Oft kümmern sich Rentner um Wetterstationen

Michelsen betreut eine von rund 500 automatischen DWD-Messstationen in Deutschland. Einige von ihnen stehen auf privatem Grund und werden auch von Privatpersonen betreut. "Meistens machen das Rentner", sagt DWD-Meteorologe Christian Ehmann.

Sie bekommen vorher eine genaue Einweisung und danach regelmäßig Schulungen. "Sie machen das ehrenamtlich. Aber es gibt eine kleine Pauschale als Aufwandsentschädigung." Ehrenamtliche Beobachter werden außerdem permanent gesucht; allein für Bayern listet der DWD dafür aktuell mehr als 50 verschiedene Orte auf.

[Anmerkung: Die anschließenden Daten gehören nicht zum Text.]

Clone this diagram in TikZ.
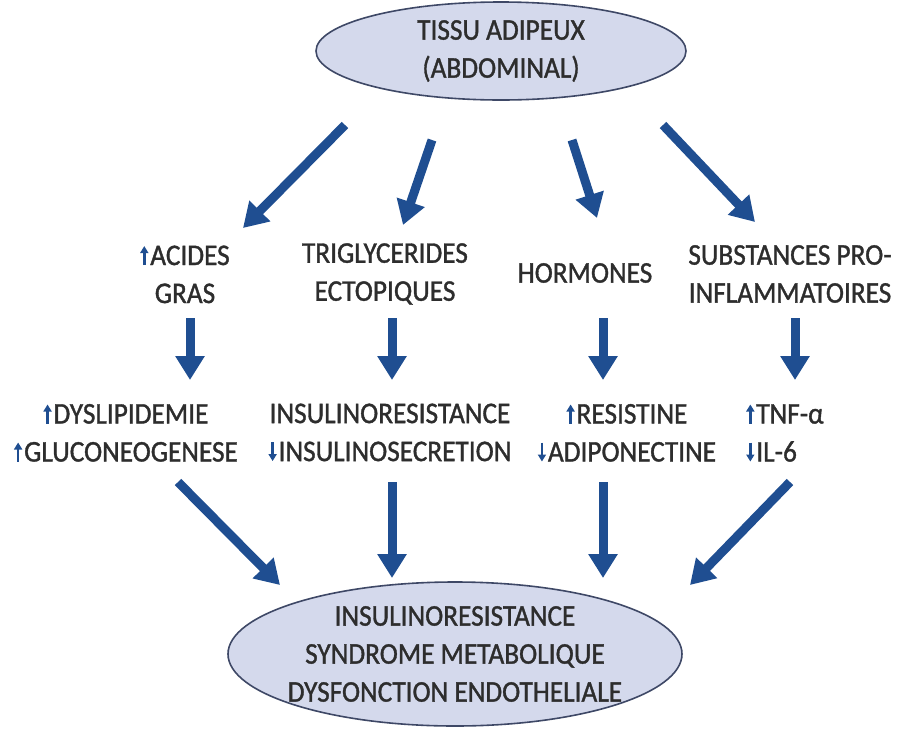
\documentclass[tikz,border=0pt]{standalone}
\usepackage{fontspec}
\setmainfont{Carlito}[FakeStretch=0.91, FakeBold=1.2]
\usetikzlibrary{arrows.meta,shapes.geometric}

\definecolor{flowblue}{RGB}{31,78,145}
\definecolor{bubblefill}{RGB}{212,217,236}
\definecolor{bubbleline}{RGB}{62,72,102}
\definecolor{inkgray}{RGB}{45,45,45}

% small blue up / down arrows in the labels
\newcommand{\hausse}{\tikz[baseline=0pt]\draw[flowblue, line width=2.6pt, -{Triangle[length=7pt,width=8pt]}] (0pt,0pt) -- (0pt,19pt);\hspace{2pt}}
\newcommand{\baisse}{\tikz[baseline=0pt]\draw[flowblue, line width=2.6pt, -{Triangle[length=7pt,width=8pt]}] (0pt,19pt) -- (0pt,0pt);\hspace{2pt}}

\begin{document}
\begin{tikzpicture}[x=1pt, y=-1pt, every node/.style={font=\fontsize{30}{38}\selectfont, text=inkgray},
	bubble/.style={ellipse, draw=bubbleline, fill=bubblefill, line width=1.6pt, align=center, inner sep=0pt},
	lbl/.style={align=center},
	flow/.style={draw=flowblue, line width=9pt, -{Triangle[length=24pt,width=28pt]}}]
	\useasboundingbox (0,0) rectangle (898,729);
	\node[bubble, minimum width=370, minimum height=98] (adipeux) at (501,51) {TISSU ADIPEUX\\(ABDOMINAL)};
	\node[lbl] (acides) at (185,274) {\hausse ACIDES\\GRAS};
	\node[lbl] (trigly) at (385,274) {TRIGLYCERIDES\\ECTOPIQUES};
	\node[lbl] (hormones) at (585,273) {HORMONES};
	\node[lbl] (substances) at (790,274) {SUBSTANCES PRO-\\INFLAMMATOIRES};
	\node[lbl] (dyslip) at (126,433) {\hausse DYSLIPIDEMIE\\\hausse GLUCONEOGENESE};
	\node[lbl] (insulino) at (390,433) {INSULINORESISTANCE\\\baisse INSULINOSECRETION};
	\node[lbl] (resistine) at (627,433) {\hausse RESISTINE\\\baisse ADIPONECTINE};
	\node[lbl, align=left] (tnf) at (785,433) {\hausse TNF-α\\\baisse IL-6};
	\node[bubble, inner xsep=-12pt, minimum width=454, minimum height=144] (syndrome) at (455,654) {INSULINORESISTANCE\\SYNDROME METABOLIQUE\\DYSFONCTION ENDOTHELIALE};
	% from the adipose tissue
	\draw[flow] ([shift={(-156,74)}]adipeux.center) -- ([shift={(58,-46)}]acides.center);
	\draw[flow] ([shift={(-69,89)}]adipeux.center) -- ([shift={(18,-49)}]trigly.center);
	\draw[flow] ([shift={(71,89)}]adipeux.center) -- ([shift={(12,-55)}]hormones.center);
	\draw[flow] ([shift={(162,74)}]adipeux.center) -- ([shift={(-35,-52)}]substances.center);
	% middle row
	\draw[flow] ([shift={(5,44)}]acides.center) -- ([shift={(64,-53)}]dyslip.center);
	\draw[flow] ([shift={(7,44)}]trigly.center) -- ([shift={(2,-53)}]insulino.center);
	\draw[flow] ([shift={(18,45)}]hormones.center) -- ([shift={(-24,-53)}]resistine.center);
	\draw[flow] ([shift={(5,44)}]substances.center) -- ([shift={(10,-53)}]tnf.center);
	% into the syndrome
	\draw[flow] ([shift={(52,49)}]dyslip.center) -- ([shift={(-175,-69)}]syndrome.center);
	\draw[flow] ([shift={(2,49)}]insulino.center) -- ([shift={(-63,-76)}]syndrome.center);
	\draw[flow] ([shift={(-24,49)}]resistine.center) -- ([shift={(148,-76)}]syndrome.center);
	\draw[flow] ([shift={(5,49)}]tnf.center) -- ([shift={(235,-69)}]syndrome.center);
\end{tikzpicture}
\end{document}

Im Hitzesommer 2015 ist Magdalena Michelsens kleiner Garten berühmt geworden. "Am Anfang war mir gar nicht bewusst, dass es schon so heiß war. Dann habe ich es im Radio gehört und habe mal nachgeschaut", erinnert sie sich.

Schon kurz danach stand das Telefon nicht mehr still. Am nächsten Tag gaben sich die Journalisten die Klinke in die Hand. "Von früh bis spät abends habe ich ihnen die Wetterstation gezeigt und Interviews gegeben."

Für Donnerstag hat der Deutsche Wetterdienst die höchsten Temperaturen der Woche angekündigt. Michelsen freut sich schon darauf. Sie würde gern noch ein paar Hitzerekorde knacken. "Ich denke schon, dass wir dieses Jahr noch mehrmals die heißeste Station sind."(dpa)

500 Stationen zur automatischen Messung

betreibt der Deutsche Wetterdienst in Deutschland.